Eppure Brooks non sempre è protagonista e qualche volta (come nella Final Eight) è finito in tribuna nelle rotazioni di Ettore Messina, che deve maneggiare il talento diffuso in abbondanza nel roster.

"È difficile non perdere il ritmo ma devi restare concentrato e pronto mentalmente a prescindere dalla situazione in cui ti trovi. Sia che giochi 25 minuti, 2 o zero, bisogna mantenere la stessa mentalità, approccio ed etica del lavoro. Il basket è un gioco di squadra, si vince assieme. L’Armani ha tantissimo talento, ci sono 12 giocatori da scegliere ogni partita per competere al massimo".

Anche se Brooks sta dando segnali di crescita in altri fondamentali (il suo exploit, domenica scorso, è arrivato dopo una grande stoppata), è chiaramente la sua capacità realizzativa il principale punto di forza.

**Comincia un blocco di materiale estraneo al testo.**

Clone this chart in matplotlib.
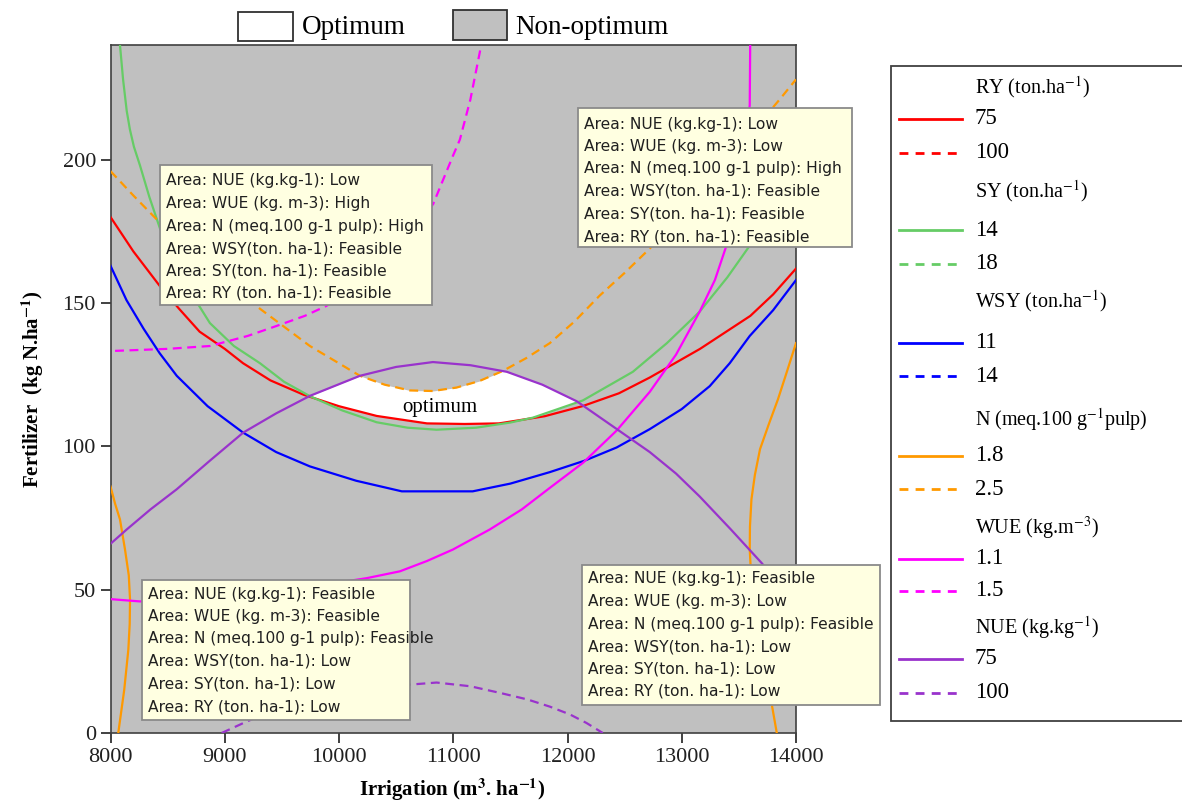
import numpy as np
import matplotlib
matplotlib.use('Agg')
import matplotlib.pyplot as plt
from matplotlib.patches import Rectangle
from matplotlib.lines import Line2D

plt.rcParams['font.family'] = 'Liberation Serif'
plt.rcParams['mathtext.fontset'] = 'stix'

# contour lines (irrigation, fertilizer)
ry75_x = [8000, 8200, 8430, 8600, 8780, 9000, 9160, 9400, 9690, 10000, 10330, 10770, 11100,
          11400, 11800, 12130, 12450, 12720, 13160, 13600, 13800, 14000]
ry75_y = [180, 168, 156, 148, 140, 134, 129, 123, 118, 114, 110.6, 108, 107.8,
          108, 110.5, 114, 118.5, 124, 134, 145.5, 153, 162]

sy14_x = [8075, 8083, 8110, 8142, 8170, 8205, 8258, 8340, 8433, 8650, 8870, 9080, 9308, 9520,
          9745, 10030, 10329, 10600, 10854, 11200, 11500, 11697, 12134, 12572, 12870, 13157,
          13400, 13595, 13800, 14000]
sy14_y = [245, 240, 228, 217, 210.5, 204.5, 198, 187, 176, 157, 143, 135, 129, 122.5,
          117.5, 112.5, 108.4, 106.5, 105.8, 106.5, 108.3, 110, 116, 126, 136, 147,
          159, 170, 182, 195]

wsy11_x = [8000, 8140, 8290, 8430, 8580, 8850, 9160, 9450, 9745, 10150, 10550, 11170, 11500,
           11845, 12150, 12430, 12720, 13000, 13245, 13420, 13595, 13800, 14000]
wsy11_y = [163, 151, 141, 132.5, 124.6, 114, 104.8, 98, 93, 88, 84.3, 84.3, 87,
           91, 95, 99.6, 106, 113, 121, 129, 138.5, 147.5, 158]

n18_left_x = [8000, 8040, 8083, 8127, 8160, 8171, 8168, 8156, 8120, 8068, 8060]
n18_left_y = [86, 80, 74.5, 64, 55, 46.5, 38, 29, 15, 0, -3]
n18_right_x = [14000, 13920, 13842, 13760, 13685, 13640, 13610, 13597, 13595, 13620, 13700,
               13770, 13832, 13838]
n18_right_y = [136, 126, 116.4, 107.5, 99, 90, 81.5, 72, 64, 45, 25, 14, 0, -2]

n25_x = [8000, 8200, 8433, 8870, 9308, 9745, 10183, 10400, 10620, 10820, 11029, 11230, 11434,
         11640, 11845, 12060, 12282, 12500, 12720, 13000, 13300, 13580, 13857, 14000]
n25_y = [196, 187.5, 178, 162, 148, 135, 124.6, 121.5, 119.5, 119.3, 120.5, 122.8, 126.3,
         130.8, 136, 143.5, 152.6, 160.5, 169, 181, 195, 208, 221, 228]

wue11_x = [8000, 8258, 9000, 9500, 10241, 10533, 10770, 10997, 11320, 11600, 11845, 12137,
           12430, 12720, 12950, 13157, 13290, 13391, 13530, 13595, 13600]
wue11_y = [46.7, 45.9, 47, 49.5, 54, 56.4, 60, 64, 71, 78, 85.5, 94.3,
           105.5, 119, 132, 147, 158, 170, 195, 219, 245]

wue15_x = [8040, 8500, 8870, 9200, 9454, 9700, 9891, 10400, 10650, 10825, 10999, 11058, 11150,
           11233, 11245]
wue15_y = [133.3, 134, 135, 138.5, 142, 145.5, 149, 163, 175, 184.6, 201.5, 207, 221,
           237.6, 241]

nue75_x = [8000, 8142, 8350, 8579, 8870, 9162, 9450, 9745, 10183, 10500, 10822, 11150, 11469,
           11780, 12082, 12432, 12720, 12950, 13157, 13430, 13697, 14000]
nue75_y = [66, 71, 78, 85, 95, 104.8, 111.5, 117.6, 124.6, 127.7, 129.4, 128.3, 126,
           121.5, 115.7, 106, 98, 90.5, 82.5, 71, 59.4, 45]

nue100_x = [8973, 9192, 9500, 10000, 10500, 10854, 11150, 11408, 11650, 11845, 12020, 12166,
            12309]
nue100_y = [0, 4, 9, 13.5, 16.5, 17.6, 16.3, 14, 11.7, 9.2, 6.5, 3.5, 0]

c_red, c_green, c_blue = '#FF0000', '#66CC66', '#0000FF'
c_orange, c_pink, c_purple = '#FF9900', '#FF00FF', '#9933CC'

# legend entries: header, solid value, dashed value, colour
legend_groups = [
    (r'RY (ton.ha$^{-1}$)', '75', '100', c_red),
    (r'SY (ton.ha$^{-1}$)', '14', '18', c_green),
    (r'WSY (ton.ha$^{-1}$)', '11', '14', c_blue),
    (r'N (meq.100 g$^{-1}$pulp)', '1.8', '2.5', c_orange),
    (r'WUE (kg.m$^{-3}$)', '1.1', '1.5', c_pink),
    (r'NUE (kg.kg$^{-1}$)', '75', '100', c_purple),
]

box_prefix = ['Area: NUE (kg.kg-1): ', 'Area: WUE (kg. m-3): ',
              'Area: N (meq.100 g-1 pulp): ', 'Area: WSY(ton. ha-1): ',
              'Area: SY(ton. ha-1): ', 'Area: RY (ton. ha-1): ']
box_states = [
    ['Low', 'High', 'High', 'Feasible', 'Feasible', 'Feasible'],
    ['Low', 'Low', 'High', 'Feasible', 'Feasible', 'Feasible'],
    ['Feasible', 'Feasible', 'Feasible', 'Low', 'Low', 'Low'],
    ['Feasible', 'Low', 'Feasible', 'Low', 'Low', 'Low'],
]

W, H = 1182, 801
fig = plt.figure(figsize=(W / 100, H / 100), dpi=100)


def fx(px):
    return px / W


def fy(py):
    return 1 - py / H


ax = fig.add_axes([fx(110.5), fy(733), fx(796) - fx(110.5), fy(45) - fy(733)])
ax.set_facecolor('#C0C0C0')

# optimum area between lower (RY, SY) and upper (NUE, N) limits
xs = np.linspace(9000, 13000, 1000)
lower = np.maximum(np.interp(xs, ry75_x, ry75_y), np.interp(xs, sy14_x, sy14_y))
upper = np.minimum(np.interp(xs, nue75_x, nue75_y), np.interp(xs, n25_x, n25_y))
ax.fill_between(xs, lower, upper, where=upper > lower, color='white', lw=0, zorder=1)
ax.text(10880, 113.5, 'optimum', fontsize=15, ha='center', va='center', zorder=2)

lw = 1.6
dash = (4, 2.5)
ax.plot(ry75_x, ry75_y, color=c_red, lw=lw, zorder=3)
ax.plot(sy14_x, sy14_y, color=c_green, lw=lw, zorder=3)
ax.plot(wsy11_x, wsy11_y, color=c_blue, lw=lw, zorder=3)
ax.plot(n18_left_x, n18_left_y, color=c_orange, lw=lw, zorder=3)
ax.plot(n18_right_x, n18_right_y, color=c_orange, lw=lw, zorder=3)
ax.plot(n25_x, n25_y, color=c_orange, lw=lw, dashes=dash, zorder=3)
ax.plot(wue11_x, wue11_y, color=c_pink, lw=lw, zorder=3)
ax.plot(wue15_x, wue15_y, color=c_pink, lw=lw, dashes=dash, zorder=3)
ax.plot(nue75_x, nue75_y, color=c_purple, lw=lw, zorder=3)
ax.plot(nue100_x, nue100_y, color=c_purple, lw=lw, dashes=dash, zorder=3)

ax.set_xlim(8000, 14000)
ax.set_ylim(0, 240)
ax.set_xticks(range(8000, 14001, 1000))
ax.set_yticks(range(0, 201, 50))
ax.tick_params(direction='out', length=7, width=1.2, labelsize=16, colors='#202020')
for sp in ax.spines.values():
    sp.set_color('#404040')
    sp.set_linewidth(1.2)

fig.text(fx(452), fy(790), r'Irrigation (m$^{\mathbf{3}}$. ha$^{\mathbf{-1}}$)',
         fontsize=15, fontweight='bold', ha='center', va='center')
fig.text(fx(33), fy(389), r'Fertilizer  (kg N.ha$^{\mathbf{-1}}$)',
         fontsize=15, fontweight='bold', ha='center', va='center', rotation=90)

# area annotation boxes
box_geom = [
    (160, 165, 432, 305, 181),
    (578, 108, 852, 247, 124),
    (142, 580, 410, 720, 594),
    (582, 565, 880, 705, 579),
]
for (x0, y0, x1, y1, t0), states in zip(box_geom, box_states):
    fig.patches.append(Rectangle((fx(x0), fy(y1)), fx(x1) - fx(x0), fy(y0) - fy(y1),
                                 transform=fig.transFigure, facecolor='#FFFFE1',
                                 edgecolor='#8A8A8A', lw=1.3, zorder=5))
    for i, (p, s) in enumerate(zip(box_prefix, states)):
        fig.text(fx(x0 + 6), fy(t0 + i * 22.5), p + s, family='DejaVu Sans',
                 fontsize=11.2, color='#202020', ha='left', va='center', zorder=6)

# top legend
fig.patches.append(Rectangle((fx(238), fy(41)), fx(293) - fx(238), fy(12) - fy(41),
                             transform=fig.transFigure, facecolor='white',
                             edgecolor='#303030', lw=1.3))
fig.patches.append(Rectangle((fx(453), fy(40)), fx(507) - fx(453), fy(10) - fy(40),
                             transform=fig.transFigure, facecolor='#C0C0C0',
                             edgecolor='#303030', lw=1.3))
fig.text(fx(302), fy(28), 'Optimum', fontsize=19.5, ha='left', va='center')
fig.text(fx(515), fy(27), 'Non-optimum', fontsize=19.5, ha='left', va='center')

# right legend
fig.patches.append(Rectangle((fx(891), fy(721)), fx(1195) - fx(891), fy(66) - fy(721),
                             transform=fig.transFigure, facecolor='white',
                             edgecolor='#404040', lw=1.3, zorder=1))
row_y = [(87, 119, 152.5), (191.5, 230.5, 264), (301.5, 343, 376.5),
         (420, 456, 489), (528, 559, 591), (628, 659, 693)]
for (hdr, v1, v2, col), (yh, ys, yd) in zip(legend_groups, row_y):
    fig.text(fx(975), fy(yh), hdr, fontsize=14.5, ha='left', va='center', zorder=3)
    fig.lines.append(Line2D([fx(899), fx(962)], [fy(ys), fy(ys)], transform=fig.transFigure,
                            color=col, lw=2, zorder=3))
    fig.lines.append(Line2D([fx(899), fx(962)], [fy(yd), fy(yd)], transform=fig.transFigure,
                            color=col, lw=2, dashes=(3.2, 2.6), zorder=3))
    fig.text(fx(975), fy(ys), v1, fontsize=16.5, ha='left', va='center', zorder=3)
    fig.text(fx(975), fy(yd), v2, fontsize=16.5, ha='left', va='center', zorder=3)

fig.savefig('out.png', dpi=100)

"Il talento al tiro è un dono di cui sono grato a Dio, ma è anche frutto di un grande impegno. A me piace lavorare tanto, ho la mia routine prima delle partite e di molti allenamenti. È una forma di disciplina che poi cerco di portare e applicare anche in gara".

Caratteristiche ormai ben note anche a compagni e staff, che lo esortano a provarci, conoscendo le sue potenzialità una volta entrato in ritmo.

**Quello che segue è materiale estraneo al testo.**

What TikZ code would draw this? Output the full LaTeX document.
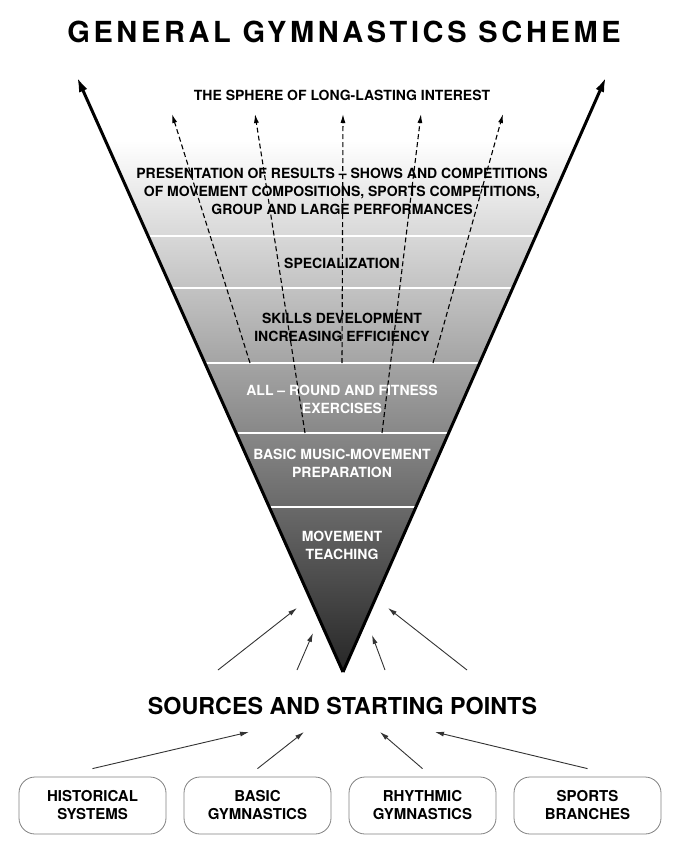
\documentclass[tikz,border=0pt]{standalone}
\usepackage{fontspec}
\setmainfont{TeX Gyre Heros}
\usetikzlibrary{arrows.meta,calc}
\tikzset{
  band/.style={font=\fontsize{14}{18}\selectfont\bfseries, align=center, inner sep=0pt},
  bandlight/.style={band, text=white},
  source/.style={draw=black!50, line width=0.8pt, rounded corners=16pt, minimum width=147pt,
    minimum height=57pt, align=center, font=\fontsize{15}{18}\selectfont\bfseries, inner sep=0pt},
  edgearrow/.style={line width=3pt, -{Latex[length=15pt,width=9pt]}},
  flowarrow/.style={line width=1.1pt, dash pattern=on 5pt off 3pt, -{Latex[length=9pt,width=5pt]}},
  feedarrow/.style={line width=0.9pt, black!80, -{Latex[length=9pt,width=5pt]}},
  bandline/.style={white, line width=1.5pt},
}
\begin{document}
\begin{tikzpicture}[x=1pt,y=-1pt]
  \useasboundingbox (0,0) rectangle (677,855);
  \coordinate (apex) at (343,672);
  \coordinate (tipL) at (77,77);
  \coordinate (tipR) at (606,77);
  % funnel
  \begin{scope}
    \clip (apex) -- (tipL) -- (tipR) -- cycle;
    \shade[top color=white, bottom color=black!85] (0,140) rectangle (677,672);
    \foreach \y in {236,288,363,433,507}
      \draw[bandline] (0,\y) -- (677,\y);
  \end{scope}
  \draw[edgearrow] (apex) -- (tipL);
  \draw[edgearrow] (apex) -- (tipR);
  % dashed arrows
  \foreach \i/\xa/\ya/\xb in {1/250/363/172, 2/305/433/255, 3/342/363/343, 4/382/433/421, 5/433/363/503}{
    \coordinate (fs\i) at (\xa,\ya);
    \coordinate (fe\i) at (\xb,114);
    \draw[flowarrow] (fs\i) -- (fe\i);
  }
  % texts
  \node[font=\fontsize{29}{32}\selectfont\bfseries\addfontfeature{LetterSpace=12.5}] (title) at (344,32) {GENERAL GYMNASTICS SCHEME};
  \node[band] (sphere) at (342,95) {THE SPHERE OF LONG-LASTING INTEREST};
  \node[band] (present) at (342,191) {PRESENTATION OF RESULTS -- SHOWS AND COMPETITIONS\\OF MOVEMENT COMPOSITIONS, SPORTS COMPETITIONS,\\GROUP AND LARGE PERFORMANCES};
  \node[band] (special) at (342,263) {SPECIALIZATION};
  \node[band] (skills) at (342,327) {SKILLS DEVELOPMENT\\INCREASING EFFICIENCY};
  \node[bandlight] (allround) at (342,399.5) {ALL -- ROUND AND FITNESS\\EXERCISES};
  \node[bandlight] (music) at (342,463.5) {BASIC MUSIC-MOVEMENT\\PREPARATION};
  \node[bandlight] (teach) at (342,545.5) {MOVEMENT\\TEACHING};
  \node[font=\fontsize{23.3}{26}\selectfont\bfseries] (sources) at (342.5,706) {SOURCES AND STARTING POINTS};
  % arrows into the apex
  \foreach \i/\xa/\xb/\yb in {1/218/297/608, 2/297/313/633, 3/385/372/635, 4/467/388/608}{
    \coordinate (p\i) at (\xa,670);
    \coordinate (q\i) at (\xb,\yb);
    \draw[feedarrow] (p\i) -- (q\i);
  }
  % sources
  \node[source] (hist) at (92.5,805.5) {HISTORICAL\\SYSTEMS};
  \node[source] (basic) at (257.5,805.5) {BASIC\\GYMNASTICS};
  \node[source] (rhythm) at (422.5,805.5) {RHYTHMIC\\GYMNASTICS};
  \node[source] (sports) at (587.5,805.5) {SPORTS\\BRANCHES};
  \coordinate (s1) at (249,732);
  \coordinate (s2) at (304,732);
  \coordinate (s3) at (380,732);
  \coordinate (s4) at (435,732);
  \draw[feedarrow] ([yshift=8pt]hist.north) -- (s1);
  \draw[feedarrow] ([yshift=8pt]basic.north) -- (s2);
  \draw[feedarrow] ([yshift=8pt]rhythm.north) -- (s3);
  \draw[feedarrow] ([yshift=8pt]sports.north) -- (s4);
\end{tikzpicture}
\end{document}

"Io cerco di essere sempre aggressivo in attacco, me lo chiedono i compagni, l’allenatore, sento la loro fiducia. Io ne ha sempre nelle mie capacità, ma diventa tutto più semplice quando segni i primi tiri e la consapevolezza sale".

Guardandosi indietro, Brooks benedice la sua decisione di accettare la proposta dell'Armani.

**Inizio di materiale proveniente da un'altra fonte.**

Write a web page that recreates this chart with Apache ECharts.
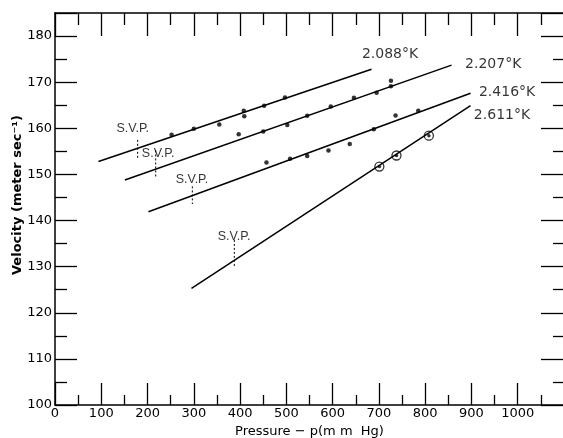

"Venire a Milano è stata la scelta migliore che io e la mia famiglia potessimo fare, ho la mente aperta sul costruirmi un futuro lontano dagli Stati Uniti. Ho dovuto adeguare il mio gioco, perché il basket europeo è molto diverso da quello che ero abituato a esprimere, e sto ancora facendo degli aggiustamenti, sostenuto dai compagni e dall’allenatore. Mi piace molto giocare qui, trovi atmosfere e stili di basket differenti ogni sera. E anche in Serie A, ogni weekend devi essere al meglio fisicamente e mentalmente per vincere".

Con obiettivi chiari e inderogabili, per il finale di stagione.

"Sia in Europa che in Italia siamo nella posizione per lottare per il miglior posto nei playoff. Dobbiamo continuare a lavorare, stare uniti. Il gruppo è resiliente, siamo stati capaci di uscire da un paio di momenti complicati, ora dobbiamo cercare di essere più consistenti in ogni gara fino alla fine della stagione. Ma la mente non va appesantita troppo affrontando le gare decisive: dobbiamo eseguire il piano partita, giocare assieme, difendere e le cose belle verranno di conseguenza. Non dobbiamo subire troppo la pressione, ma stare uniti con la consapevolezza che avremo ancora molti ostacoli difficili da superare".